Now they are losing grip. Blasted from the air by the Russians, they are less able to resist Assad’s ground offensive, where he has pitched 10,000 men into retaking the city.

This ancient architectural and cultural treasure is also Syria’s economic and industrial hub, but it now shakes to the impact of barrel and outlawed cluster bombs, the latter filmed dropped from a Russian-made SU 24.

The Kurds are moving into territory lost by the rebels and ISIL, and going on the offensive north of Aleppo to hit the Menagh air base and other towns. They get bombed by the Turks, but the Russian air force is supporting them.

All four of the Syrian civil war’s main protagonists are fighting for Aleppo;
the rebels, the government, ISIL and the Kurds. Each has their own objectives and interests.

Damascus wants the city surrounded and cut off from resupply from Turkey. The rebels have to keep that corridor open. The Kurds are seeking to link up three regions they control, and ISIL lurks to pick up deserters and the disillusioned to its cause.

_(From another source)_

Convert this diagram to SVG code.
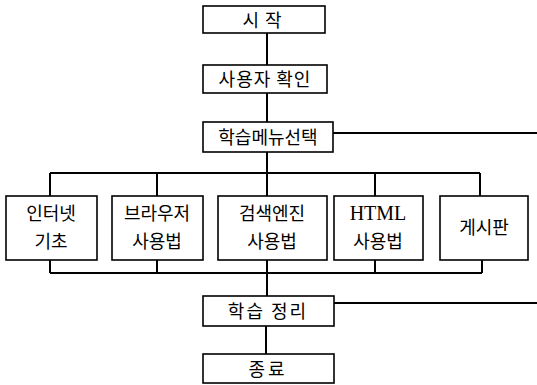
<svg xmlns="http://www.w3.org/2000/svg" width="537" height="385" viewBox="0 0 537 385">
<style>
.box{fill:#fff;stroke:#000;stroke-width:1.6}
.ln{fill:none;stroke:#000;stroke-width:2}
text{font-family:"Noto Sans CJK KR","Noto Sans",sans-serif;font-size:18px;fill:#000;text-anchor:middle}
.en{font-family:"Liberation Serif",serif;font-size:20px}
</style>
<rect width="537" height="385" fill="#fff"/>
<g id="connectors">
<path class="ln" d="M267 33V65M267 93V122M333 133H537M267 152V173M50 173H480M50 173V196M157 173V196M267 173V196M375 173V196M480 173V196"/>
<path class="ln" d="M50 260V273M157 260V273M267 260V273M375 260V273M482 260V273M50 273H482M267 273V296M334 303H537M266 326V354"/>
</g>
<g id="n_start"><rect class="box" x="203" y="6" width="122" height="27"/><text x="265" y="27" letter-spacing="6">시작</text></g>
<g id="n_user"><rect class="box" x="203" y="65" width="124" height="28"/><text x="265" y="86" letter-spacing="1">사용자 확인</text></g>
<g id="n_menu"><rect class="box" x="203" y="122" width="130" height="30"/><text x="268" y="144">학습메뉴선택</text></g>
<g id="n_b1"><rect class="box" x="6" y="196" width="91" height="64"/><text x="51" y="220">인터넷</text><text x="51" y="248">기초</text></g>
<g id="n_b2"><rect class="box" x="112" y="196" width="91" height="64"/><text x="157" y="220">브라우저</text><text x="157" y="248">사용법</text></g>
<g id="n_b3"><rect class="box" x="218" y="196" width="109" height="64"/><text x="272" y="220">검색엔진</text><text x="272" y="248">사용법</text></g>
<g id="n_b4"><rect class="box" x="334" y="196" width="89" height="64"/><text class="en" x="378" y="220">HTML</text><text x="378" y="248">사용법</text></g>
<g id="n_b5"><rect class="box" x="440" y="196" width="88" height="64"/><text x="484" y="234">게시판</text></g>
<g id="n_sum"><rect class="box" x="203" y="296" width="131" height="30"/><text x="268" y="318" letter-spacing="2">학습 정리</text></g>
<g id="n_end"><rect class="box" x="203" y="354" width="131" height="29"/><text x="268" y="376" letter-spacing="3">종료</text></g>
</svg>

The offensive has triggered the exit from the city of tens of thousands of people already. If the fighting were to get any worse tens of thousands more are ready to follow, putting further strain on Turkey’s refugee facilities.

Those parts of Aleppo that have already been hit hard show residents the worst of what may be about to come. Never in its thousands of years of history have its stones been shattered so completely. For this former tourist guide it is all too much.

“I am really shocked. For five years so far now, I was not able to come to Aleppo and see what is it we have here,” said Muhamed Al-Khousi, weeping as he stumbles in the ruins of passageways and alleys that once served as a theatre for his oral histories of the people who once lived here, and the events of the past.

The city’s power station is now back in government hands after ISIL seized it in 2014, and as success follows success for Assad’s forces in Aleppo, the rebels edge towards the prospect of expulsion from the city. That, say some, would mark the beginning of the end for the rebellion.